If you've lived in Portugal for a while you will no doubt know that the nation is essentially powered by the smooth, dark, aromatic, life affirming elixir, known to us as coffee.
Now, maybe that's not entirely fair. We all know that you can't survive on just coffee alone. I like to think that we run similar to cars, and you can't run on an empty tank. So, I would say that as long as, like the Portuguese, you also fill up on a varied diet of fish and meat dishes, but also, importantly not forgetting to get your vegetables in as well (soup is a good hack for that). Then, when your vehicle is all gassed up - a little shot of coffee is like turning the key that sparks the ignition you need to spring into life, get the engine moving, and, if you have a deadline for an article for example, then the cogs (in your brain) turning as well.
The coffee in Portugal is amazing. It goes so well with cakes and even toasties, and the milky Galãos are wonderful to sit with a book (or perhaps you are sat, even now, with this copy of The Portugal News), reading, sipping your coffee and watching the world go by. However, quite often you are in a rush and you need your shot of liquid life, quickly! And you simply can't afford to be waiting, hovering over your scalding hot Galão while you blow on it hoping it will cool down, and inevitably, in your haste to be out the door, ending up with a burnt tongue.
That's why the Portuguese came up with the little espresso, commonly known as a ‘Bica’ (most commonly in Lisbon, but it spread), or simply as a ‘Café’, which means coffee. Your local ‘Pastelaria’ is also quite often called a ‘Café’. I think that speaks volumes about what the most important thing being sold there is.

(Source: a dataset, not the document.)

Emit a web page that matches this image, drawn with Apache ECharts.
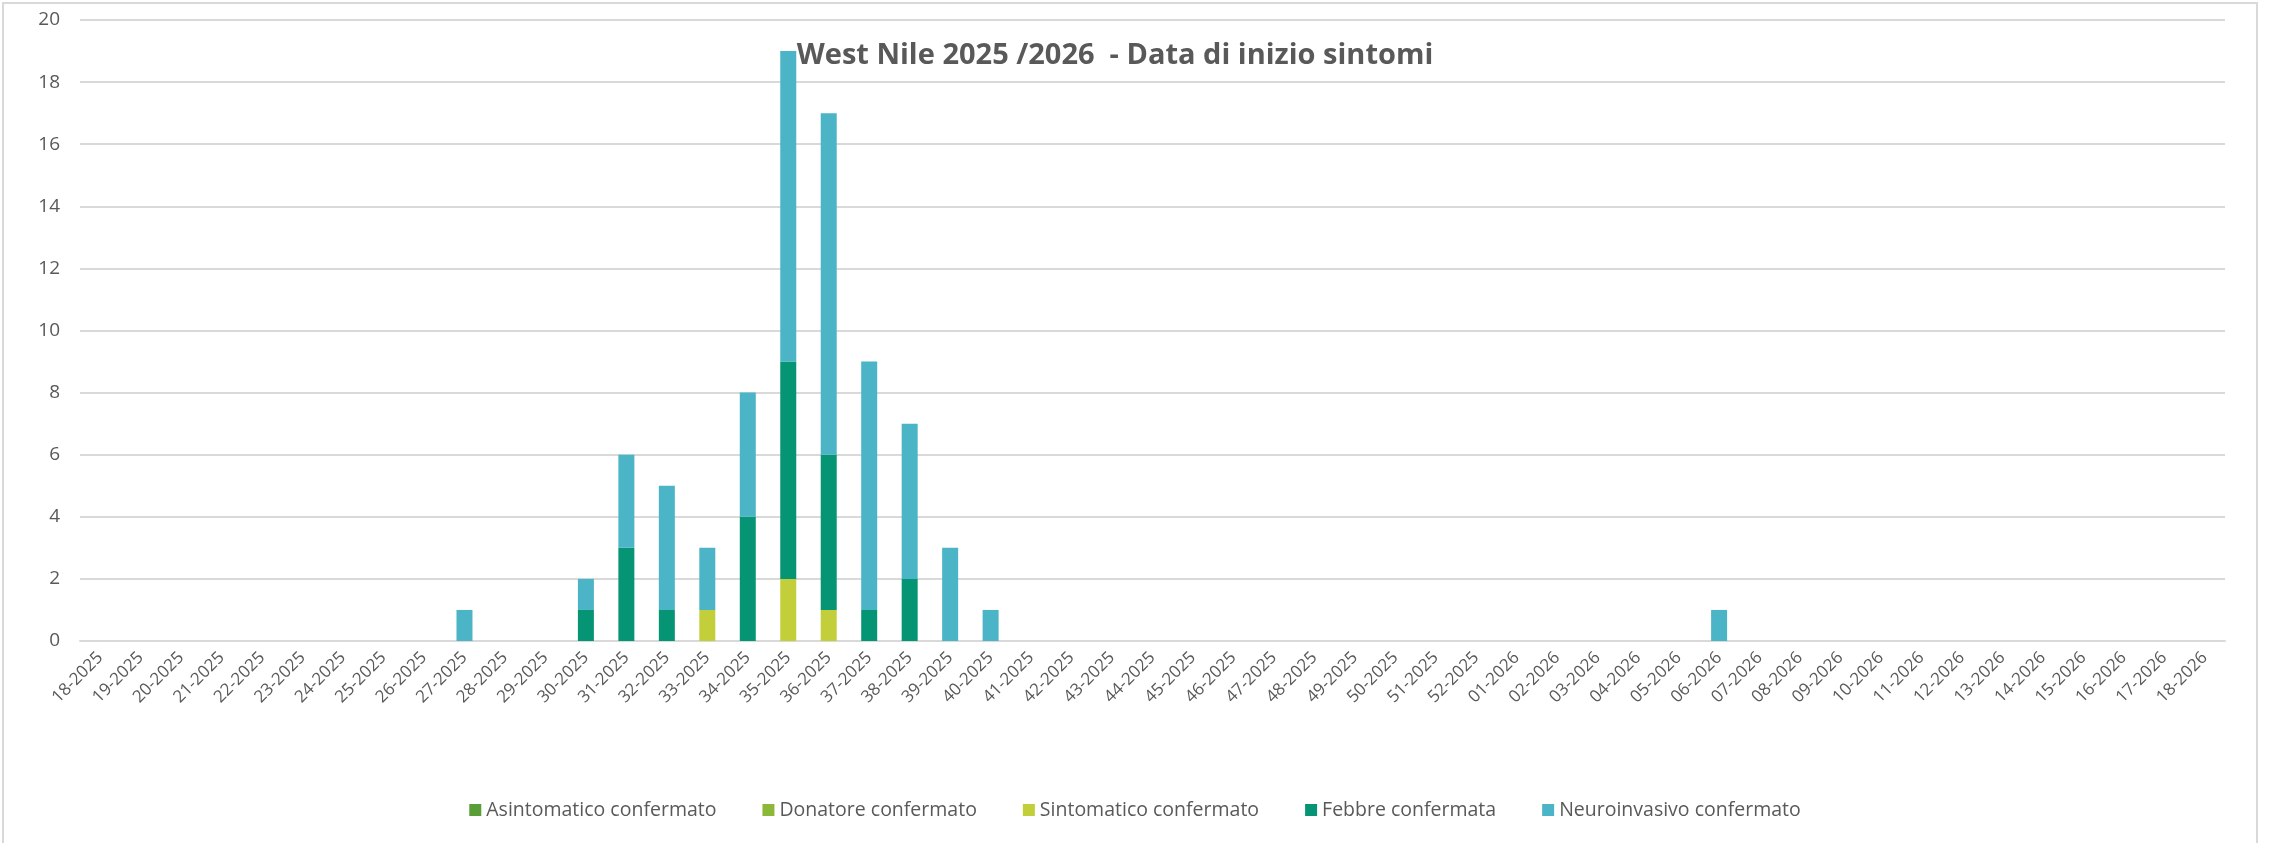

Fun fact (that I once read on the back of a sugar pack) is that the reason they are called Bica’s, is that it's an acronym for “Beba isso com açúcar”, which means “drink this with sugar”. Ironically, and I asked many a café owner about this, most of their clients defy the clear instructions - and drink it without sugar. Personally, I can't do without the sweet stuff, and you coffee lovers out there will probably say that it's sacrilegious to ruin the taste of coffee this way. I clearly don't like coffee, and that I may as well be drinking a cup of sugar.
That may well be. However, there's something to be said about people who can deal with the harsh reality of black coffee with no sugar (I need my reality sugar coated a little). After all, we evolved to detect bitter things for our survival. We did this so we wouldn't eat poisonous or unripe fruit. It's a curious thing that a lot of us have learned to like to be poisoned a little bit. What kind of emotionless serial killers are you? Or, if you are one of those people who can’t stand to even utter a good morning until you’ve had your first sip of the good stuff at breakfast - what kind of ‘Cereal’ killer?
I think it comes down to the fact that we've learned to associate the bitter taste, with the wonderful spring in your step that soon accompanies it. Apparently, and this is quite counter intuitive, it's the people whose taste buds are most sensitive to bitter tastes that end up liking coffee all the more. It's because they are more aware of the coinciding, enlivening effect.
Now, I suppose I should also tell you, that during my research for this article I found out there's also another reason they say that they are called Bica's. It's because in Portuguese a “Bica de água” is a waterspout, and the way that coffee flows out of its machine when it's turned on, is reminiscent of the way water seeps out of the ground at a water spring. And since, let’s face it, they are both in their way a life giving liquid, I buy this story too.
And, along with the majority of people in this fine country, sugar or no sugar, I do indeed buy it. Every day.